The United Republic of Tanzania was host to 84,347 refugees and asylum-seekers from the DRC, as of 31 December 2018, representing the 25.8 per cent of the total refugee population in the country. The majority of refugees, some 84,246, continued to reside in the refugee camp of Nyarugusu and the remaining population in urban areas.
In January 2018, there was an influx of some 1,700 asylum seekers from the DRC arriving in Tanzania via small fishing boats along lake Tanganyinka. These new arrivals received immediate humanitarian assistance, before being relocated to Nyarugusu camp. However, since then, the protection space in Tanzania has reduced considerably, following the de facto closure of 19 border entry and reception points by year end and hundreds of forced returns.
A high first instance rejection rate for refugee claims averaging between 80 and 100 per cent by the Government’s National Eligibility Committee (NEC) was also recorded. Currently, all asylum-seekers arriving in Tanzania must undergo individual refugee status determination (RSD) procedures which requires asylum seekers to be assessed by the NEC.
Despite the unpredictable protection environment, as well as the limited capacity and resources to stabilise and strengthen existing programmes, response partners in Tanzania continued to provide critical protection and humanitarian assistance to Congolese refugees and asylum seekers.
A total of 480 transitional shelters were upgraded in Nyarugusu camp and the construction of a primary school was completed with 12 semi-permanent classrooms.
Partners facilitated access for refugees to primary healthcare and reproductive health, HIV prevention and treatment. Refugees were also provided with opportunities to attend awareness campaigns on family planning methods and their benefits. In an effort to strengthen SGBV mainstreaming and better address the related risks facing refugee communities in the camps, a national action plan with priority action points was developed.
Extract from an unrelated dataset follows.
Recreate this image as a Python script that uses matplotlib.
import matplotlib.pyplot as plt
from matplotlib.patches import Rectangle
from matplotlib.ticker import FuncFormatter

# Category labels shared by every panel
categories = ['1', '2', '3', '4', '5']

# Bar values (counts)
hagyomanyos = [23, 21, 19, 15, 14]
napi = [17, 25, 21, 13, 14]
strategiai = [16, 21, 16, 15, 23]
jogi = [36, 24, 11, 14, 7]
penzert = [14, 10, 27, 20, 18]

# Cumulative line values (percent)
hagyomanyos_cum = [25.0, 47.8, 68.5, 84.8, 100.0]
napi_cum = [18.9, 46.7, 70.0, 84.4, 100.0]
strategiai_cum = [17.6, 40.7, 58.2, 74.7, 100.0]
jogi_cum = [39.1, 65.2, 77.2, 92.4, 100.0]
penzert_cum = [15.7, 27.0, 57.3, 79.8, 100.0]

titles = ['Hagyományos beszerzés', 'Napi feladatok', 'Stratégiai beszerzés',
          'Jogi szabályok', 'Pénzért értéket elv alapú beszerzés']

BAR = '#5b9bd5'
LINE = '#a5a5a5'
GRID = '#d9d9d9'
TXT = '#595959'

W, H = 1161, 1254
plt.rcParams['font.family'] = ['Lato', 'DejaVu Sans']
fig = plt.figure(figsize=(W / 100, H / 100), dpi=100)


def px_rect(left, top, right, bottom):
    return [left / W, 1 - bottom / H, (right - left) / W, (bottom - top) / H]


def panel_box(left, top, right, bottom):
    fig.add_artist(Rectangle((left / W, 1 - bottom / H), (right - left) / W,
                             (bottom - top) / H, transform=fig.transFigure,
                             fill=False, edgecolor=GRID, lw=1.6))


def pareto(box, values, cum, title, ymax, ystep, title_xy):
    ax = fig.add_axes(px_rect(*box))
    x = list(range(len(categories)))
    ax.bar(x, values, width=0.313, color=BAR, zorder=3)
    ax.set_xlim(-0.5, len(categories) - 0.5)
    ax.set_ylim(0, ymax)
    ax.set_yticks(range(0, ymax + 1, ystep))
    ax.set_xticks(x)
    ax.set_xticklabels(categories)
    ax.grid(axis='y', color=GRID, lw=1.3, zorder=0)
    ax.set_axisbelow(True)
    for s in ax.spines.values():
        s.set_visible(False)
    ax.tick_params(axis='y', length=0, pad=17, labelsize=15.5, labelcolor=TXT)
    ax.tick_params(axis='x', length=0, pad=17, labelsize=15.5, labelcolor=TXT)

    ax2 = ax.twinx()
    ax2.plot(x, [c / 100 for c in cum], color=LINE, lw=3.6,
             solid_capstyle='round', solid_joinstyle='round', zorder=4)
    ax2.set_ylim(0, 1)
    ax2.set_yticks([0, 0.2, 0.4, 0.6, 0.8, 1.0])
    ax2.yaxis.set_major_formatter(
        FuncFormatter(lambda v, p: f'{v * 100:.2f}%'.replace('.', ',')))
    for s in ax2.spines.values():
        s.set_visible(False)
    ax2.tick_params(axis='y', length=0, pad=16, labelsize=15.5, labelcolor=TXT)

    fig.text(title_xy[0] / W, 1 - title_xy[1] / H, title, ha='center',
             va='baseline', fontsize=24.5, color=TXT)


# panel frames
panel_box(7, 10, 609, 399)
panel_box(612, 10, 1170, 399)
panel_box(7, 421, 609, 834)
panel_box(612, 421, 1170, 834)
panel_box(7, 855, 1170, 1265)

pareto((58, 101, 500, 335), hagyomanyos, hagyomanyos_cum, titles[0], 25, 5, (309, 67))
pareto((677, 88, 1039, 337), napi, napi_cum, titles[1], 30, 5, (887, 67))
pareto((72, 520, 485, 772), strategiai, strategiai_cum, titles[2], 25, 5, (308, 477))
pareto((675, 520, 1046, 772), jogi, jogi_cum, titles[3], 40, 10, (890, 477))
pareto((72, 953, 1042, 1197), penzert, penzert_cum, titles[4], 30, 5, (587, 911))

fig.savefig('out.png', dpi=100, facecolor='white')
However a number of gaps remained. The refugee response remained underfunded with only 30 per cent of the requested funding for the Congolese situation received by year end. Available resources remained stretched and the inadequate funding has resulted in major gaps in the Congolese response, the majority of whom are protracted refugees who arrived in Tanzania over twenty years ago.
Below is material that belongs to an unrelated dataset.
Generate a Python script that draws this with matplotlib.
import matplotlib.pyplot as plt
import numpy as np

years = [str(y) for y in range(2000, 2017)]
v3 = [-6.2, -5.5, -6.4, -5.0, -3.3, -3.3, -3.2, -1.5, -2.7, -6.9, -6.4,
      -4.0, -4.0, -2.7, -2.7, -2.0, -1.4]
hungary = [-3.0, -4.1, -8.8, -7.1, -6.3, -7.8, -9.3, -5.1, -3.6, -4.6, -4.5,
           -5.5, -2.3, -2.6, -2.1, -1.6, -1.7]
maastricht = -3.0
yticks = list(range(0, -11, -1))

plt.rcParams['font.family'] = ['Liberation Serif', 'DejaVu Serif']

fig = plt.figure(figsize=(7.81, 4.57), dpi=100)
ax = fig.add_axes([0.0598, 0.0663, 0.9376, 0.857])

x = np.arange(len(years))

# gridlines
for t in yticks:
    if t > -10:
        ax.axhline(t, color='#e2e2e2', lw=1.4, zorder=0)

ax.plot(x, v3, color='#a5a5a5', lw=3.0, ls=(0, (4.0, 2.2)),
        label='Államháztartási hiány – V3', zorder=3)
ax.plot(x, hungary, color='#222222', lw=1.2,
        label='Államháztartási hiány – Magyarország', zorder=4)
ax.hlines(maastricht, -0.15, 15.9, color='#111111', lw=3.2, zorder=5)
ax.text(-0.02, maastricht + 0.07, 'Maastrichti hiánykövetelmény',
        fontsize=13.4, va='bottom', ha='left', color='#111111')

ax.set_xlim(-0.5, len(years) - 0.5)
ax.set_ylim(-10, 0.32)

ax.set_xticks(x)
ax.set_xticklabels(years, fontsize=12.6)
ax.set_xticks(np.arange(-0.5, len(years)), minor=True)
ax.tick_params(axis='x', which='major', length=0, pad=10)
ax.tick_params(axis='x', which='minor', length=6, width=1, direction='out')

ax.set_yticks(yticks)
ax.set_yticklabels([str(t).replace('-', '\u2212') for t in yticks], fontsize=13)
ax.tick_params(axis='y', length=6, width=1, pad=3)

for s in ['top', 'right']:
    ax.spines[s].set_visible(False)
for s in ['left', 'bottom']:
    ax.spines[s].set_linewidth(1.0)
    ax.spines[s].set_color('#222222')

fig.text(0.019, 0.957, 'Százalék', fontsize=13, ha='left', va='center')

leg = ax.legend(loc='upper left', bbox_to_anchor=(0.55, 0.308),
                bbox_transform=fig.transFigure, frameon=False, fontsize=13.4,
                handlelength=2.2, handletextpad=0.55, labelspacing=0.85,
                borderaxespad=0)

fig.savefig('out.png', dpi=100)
The impact was felt in all sectors, including limited services for unaccompanied children and survivors of sexual and gender-based violence (SGBV), reduced food rations ranging between 72 and 82 per cent from February to September 2018, dilapidated family shelters, overstretched health centres, and overcrowded classrooms.
These gaps were compounded further by the strict implementation of the encampment policy and new restrictions throughout 2018 on project interventions for enhanced livelihood opportunities, leaving refugees more dependent on humanitarian assistance.